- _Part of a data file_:
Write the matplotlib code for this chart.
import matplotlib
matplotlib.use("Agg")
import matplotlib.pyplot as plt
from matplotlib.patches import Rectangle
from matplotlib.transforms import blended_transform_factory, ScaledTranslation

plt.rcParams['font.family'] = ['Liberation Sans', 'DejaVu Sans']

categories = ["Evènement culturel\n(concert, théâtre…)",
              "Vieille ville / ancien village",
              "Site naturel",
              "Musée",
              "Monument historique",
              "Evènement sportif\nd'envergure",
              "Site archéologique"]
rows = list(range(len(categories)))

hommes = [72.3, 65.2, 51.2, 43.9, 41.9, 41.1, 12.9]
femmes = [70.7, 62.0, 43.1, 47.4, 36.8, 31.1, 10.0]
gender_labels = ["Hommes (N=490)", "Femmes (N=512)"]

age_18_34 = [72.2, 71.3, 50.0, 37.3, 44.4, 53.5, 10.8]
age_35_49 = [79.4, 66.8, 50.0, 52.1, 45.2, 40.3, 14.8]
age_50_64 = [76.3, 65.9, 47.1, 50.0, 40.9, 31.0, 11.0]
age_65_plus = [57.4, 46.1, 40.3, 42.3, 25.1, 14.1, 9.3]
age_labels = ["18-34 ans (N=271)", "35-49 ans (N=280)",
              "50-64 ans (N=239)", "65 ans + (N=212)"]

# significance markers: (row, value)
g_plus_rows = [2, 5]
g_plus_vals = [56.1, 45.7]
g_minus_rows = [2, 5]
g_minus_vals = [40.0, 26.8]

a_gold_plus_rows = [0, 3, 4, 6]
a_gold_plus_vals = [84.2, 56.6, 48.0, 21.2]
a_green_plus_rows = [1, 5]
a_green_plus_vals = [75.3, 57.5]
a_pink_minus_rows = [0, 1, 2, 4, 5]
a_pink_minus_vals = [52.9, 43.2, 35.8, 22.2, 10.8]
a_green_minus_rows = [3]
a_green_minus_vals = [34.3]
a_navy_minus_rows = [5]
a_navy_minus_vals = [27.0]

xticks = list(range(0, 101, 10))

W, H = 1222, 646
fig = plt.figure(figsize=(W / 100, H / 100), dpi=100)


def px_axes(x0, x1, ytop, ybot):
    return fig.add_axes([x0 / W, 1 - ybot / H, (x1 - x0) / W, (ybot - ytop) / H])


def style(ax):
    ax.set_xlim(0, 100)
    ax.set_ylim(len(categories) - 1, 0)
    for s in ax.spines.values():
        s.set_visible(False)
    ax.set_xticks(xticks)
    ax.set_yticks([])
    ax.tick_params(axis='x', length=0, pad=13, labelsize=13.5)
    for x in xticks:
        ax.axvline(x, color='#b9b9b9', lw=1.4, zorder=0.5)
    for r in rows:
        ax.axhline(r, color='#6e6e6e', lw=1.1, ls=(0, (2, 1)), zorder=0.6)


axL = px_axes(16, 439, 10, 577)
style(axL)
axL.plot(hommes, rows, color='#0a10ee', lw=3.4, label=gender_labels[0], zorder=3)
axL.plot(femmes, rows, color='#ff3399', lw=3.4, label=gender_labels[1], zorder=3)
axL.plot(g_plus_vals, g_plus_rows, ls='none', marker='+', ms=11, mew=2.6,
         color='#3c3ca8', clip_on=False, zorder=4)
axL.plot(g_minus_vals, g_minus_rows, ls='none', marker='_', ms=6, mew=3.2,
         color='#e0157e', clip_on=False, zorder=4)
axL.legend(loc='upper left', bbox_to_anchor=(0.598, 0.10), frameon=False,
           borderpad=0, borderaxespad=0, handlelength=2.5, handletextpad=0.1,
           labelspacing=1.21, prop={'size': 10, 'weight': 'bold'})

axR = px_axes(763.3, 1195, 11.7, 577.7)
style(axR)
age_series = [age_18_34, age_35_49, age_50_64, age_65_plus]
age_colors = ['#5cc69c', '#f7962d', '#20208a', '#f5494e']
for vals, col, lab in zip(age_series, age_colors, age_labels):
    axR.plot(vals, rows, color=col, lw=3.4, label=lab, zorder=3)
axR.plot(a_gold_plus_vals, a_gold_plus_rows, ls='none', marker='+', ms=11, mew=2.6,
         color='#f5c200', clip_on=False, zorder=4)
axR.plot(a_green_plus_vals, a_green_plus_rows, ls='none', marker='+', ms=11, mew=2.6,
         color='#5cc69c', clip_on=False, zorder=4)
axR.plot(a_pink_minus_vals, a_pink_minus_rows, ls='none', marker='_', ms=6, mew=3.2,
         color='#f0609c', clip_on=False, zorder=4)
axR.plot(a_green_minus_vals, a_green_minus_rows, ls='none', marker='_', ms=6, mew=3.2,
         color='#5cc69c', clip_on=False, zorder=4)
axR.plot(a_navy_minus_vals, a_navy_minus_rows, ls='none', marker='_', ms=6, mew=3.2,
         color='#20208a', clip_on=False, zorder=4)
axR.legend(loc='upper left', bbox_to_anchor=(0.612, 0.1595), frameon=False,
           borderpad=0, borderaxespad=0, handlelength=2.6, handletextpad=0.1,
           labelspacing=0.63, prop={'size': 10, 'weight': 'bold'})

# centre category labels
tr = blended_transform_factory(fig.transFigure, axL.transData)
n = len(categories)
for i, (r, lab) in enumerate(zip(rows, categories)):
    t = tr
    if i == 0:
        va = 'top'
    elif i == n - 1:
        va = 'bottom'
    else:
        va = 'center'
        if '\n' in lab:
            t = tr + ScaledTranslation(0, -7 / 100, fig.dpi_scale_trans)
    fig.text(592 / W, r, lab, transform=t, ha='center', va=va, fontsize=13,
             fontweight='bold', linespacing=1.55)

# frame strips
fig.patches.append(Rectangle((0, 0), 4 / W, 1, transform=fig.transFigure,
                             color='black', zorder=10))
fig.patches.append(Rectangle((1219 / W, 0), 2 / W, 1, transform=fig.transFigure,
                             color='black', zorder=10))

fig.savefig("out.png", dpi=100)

---

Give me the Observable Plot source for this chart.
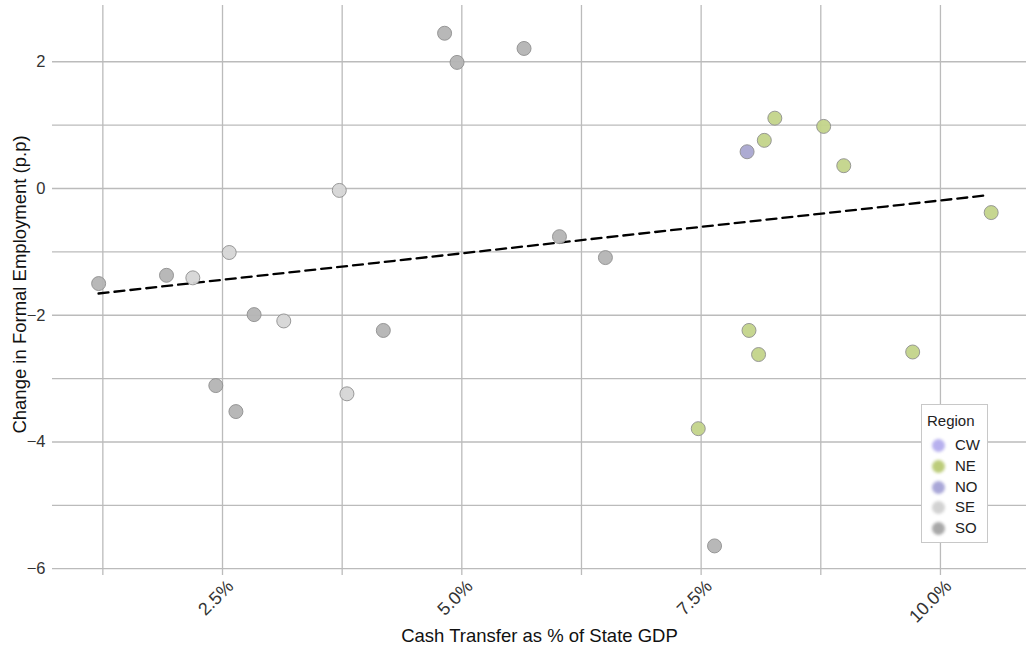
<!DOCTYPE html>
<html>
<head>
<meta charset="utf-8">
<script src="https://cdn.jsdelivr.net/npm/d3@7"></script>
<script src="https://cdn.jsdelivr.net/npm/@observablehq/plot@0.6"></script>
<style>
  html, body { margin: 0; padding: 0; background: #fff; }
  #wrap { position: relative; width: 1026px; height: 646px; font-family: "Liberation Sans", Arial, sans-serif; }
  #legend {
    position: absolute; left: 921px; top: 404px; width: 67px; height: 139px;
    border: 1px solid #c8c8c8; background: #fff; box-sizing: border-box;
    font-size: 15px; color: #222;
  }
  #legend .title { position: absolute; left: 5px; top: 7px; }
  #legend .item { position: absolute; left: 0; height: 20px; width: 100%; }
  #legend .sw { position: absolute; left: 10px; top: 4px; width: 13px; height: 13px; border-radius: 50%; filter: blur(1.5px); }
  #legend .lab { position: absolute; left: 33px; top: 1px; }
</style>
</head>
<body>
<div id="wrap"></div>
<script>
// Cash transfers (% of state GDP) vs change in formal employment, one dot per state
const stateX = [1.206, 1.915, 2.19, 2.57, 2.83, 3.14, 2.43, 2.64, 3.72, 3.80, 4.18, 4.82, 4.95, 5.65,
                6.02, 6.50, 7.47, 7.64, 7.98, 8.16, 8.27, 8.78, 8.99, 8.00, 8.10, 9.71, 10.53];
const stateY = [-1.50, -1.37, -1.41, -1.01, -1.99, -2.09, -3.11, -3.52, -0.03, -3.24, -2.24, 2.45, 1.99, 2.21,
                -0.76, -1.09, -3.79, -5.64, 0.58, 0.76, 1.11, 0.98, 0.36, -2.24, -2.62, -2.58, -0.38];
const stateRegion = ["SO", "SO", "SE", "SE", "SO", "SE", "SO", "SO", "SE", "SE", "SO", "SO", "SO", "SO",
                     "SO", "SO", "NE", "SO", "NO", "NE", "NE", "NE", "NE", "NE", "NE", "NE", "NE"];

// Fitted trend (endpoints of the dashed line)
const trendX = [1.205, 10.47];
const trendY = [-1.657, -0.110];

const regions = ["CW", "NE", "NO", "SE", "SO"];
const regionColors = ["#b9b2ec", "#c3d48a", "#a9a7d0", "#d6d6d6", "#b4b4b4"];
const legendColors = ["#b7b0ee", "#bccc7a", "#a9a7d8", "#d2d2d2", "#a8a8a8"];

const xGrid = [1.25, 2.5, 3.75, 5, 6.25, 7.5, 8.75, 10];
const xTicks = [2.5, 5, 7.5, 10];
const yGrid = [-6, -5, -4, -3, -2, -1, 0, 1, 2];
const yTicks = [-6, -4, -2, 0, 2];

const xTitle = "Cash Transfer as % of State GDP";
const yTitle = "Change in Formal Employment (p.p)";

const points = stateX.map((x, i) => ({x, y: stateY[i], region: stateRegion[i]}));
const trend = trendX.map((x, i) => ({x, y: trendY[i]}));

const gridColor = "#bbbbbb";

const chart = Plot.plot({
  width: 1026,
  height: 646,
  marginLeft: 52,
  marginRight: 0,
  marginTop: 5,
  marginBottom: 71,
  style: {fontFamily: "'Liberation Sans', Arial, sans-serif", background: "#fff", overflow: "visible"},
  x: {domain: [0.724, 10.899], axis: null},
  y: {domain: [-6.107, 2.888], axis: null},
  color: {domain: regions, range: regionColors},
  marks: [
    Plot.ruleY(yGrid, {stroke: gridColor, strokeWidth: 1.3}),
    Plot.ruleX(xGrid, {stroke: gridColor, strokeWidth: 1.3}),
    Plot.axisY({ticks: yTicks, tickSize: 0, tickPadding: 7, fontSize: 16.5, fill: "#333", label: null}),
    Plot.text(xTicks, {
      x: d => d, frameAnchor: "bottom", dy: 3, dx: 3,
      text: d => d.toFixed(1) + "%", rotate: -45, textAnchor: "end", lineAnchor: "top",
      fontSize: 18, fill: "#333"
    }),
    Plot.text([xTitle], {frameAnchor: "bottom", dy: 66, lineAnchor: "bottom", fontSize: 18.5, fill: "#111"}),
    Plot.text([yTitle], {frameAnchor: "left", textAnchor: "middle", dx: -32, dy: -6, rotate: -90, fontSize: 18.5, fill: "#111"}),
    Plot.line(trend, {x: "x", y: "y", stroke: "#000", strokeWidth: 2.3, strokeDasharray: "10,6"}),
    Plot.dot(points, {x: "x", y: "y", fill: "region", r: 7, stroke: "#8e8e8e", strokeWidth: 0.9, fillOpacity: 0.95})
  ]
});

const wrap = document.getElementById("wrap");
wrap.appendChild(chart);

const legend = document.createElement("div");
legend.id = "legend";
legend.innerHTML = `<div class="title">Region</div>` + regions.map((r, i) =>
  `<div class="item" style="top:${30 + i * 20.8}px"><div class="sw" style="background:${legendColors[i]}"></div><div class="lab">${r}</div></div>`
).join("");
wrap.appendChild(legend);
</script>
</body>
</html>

- _Work to be completed_: Reproduce, without alteration, solely the lines beginning at the line that includes "Write the matplotlib code for this chart." and ending at the line that includes "plt.rcParams['font.family'] = ['Liberation", both lines included.

- _Response for this exercise_:
Write the matplotlib code for this chart.
import matplotlib
matplotlib.use("Agg")
import matplotlib.pyplot as plt
from matplotlib.patches import Rectangle
from matplotlib.transforms import blended_transform_factory, ScaledTranslation

plt.rcParams['font.family'] = ['Liberation Sans', 'DejaVu Sans']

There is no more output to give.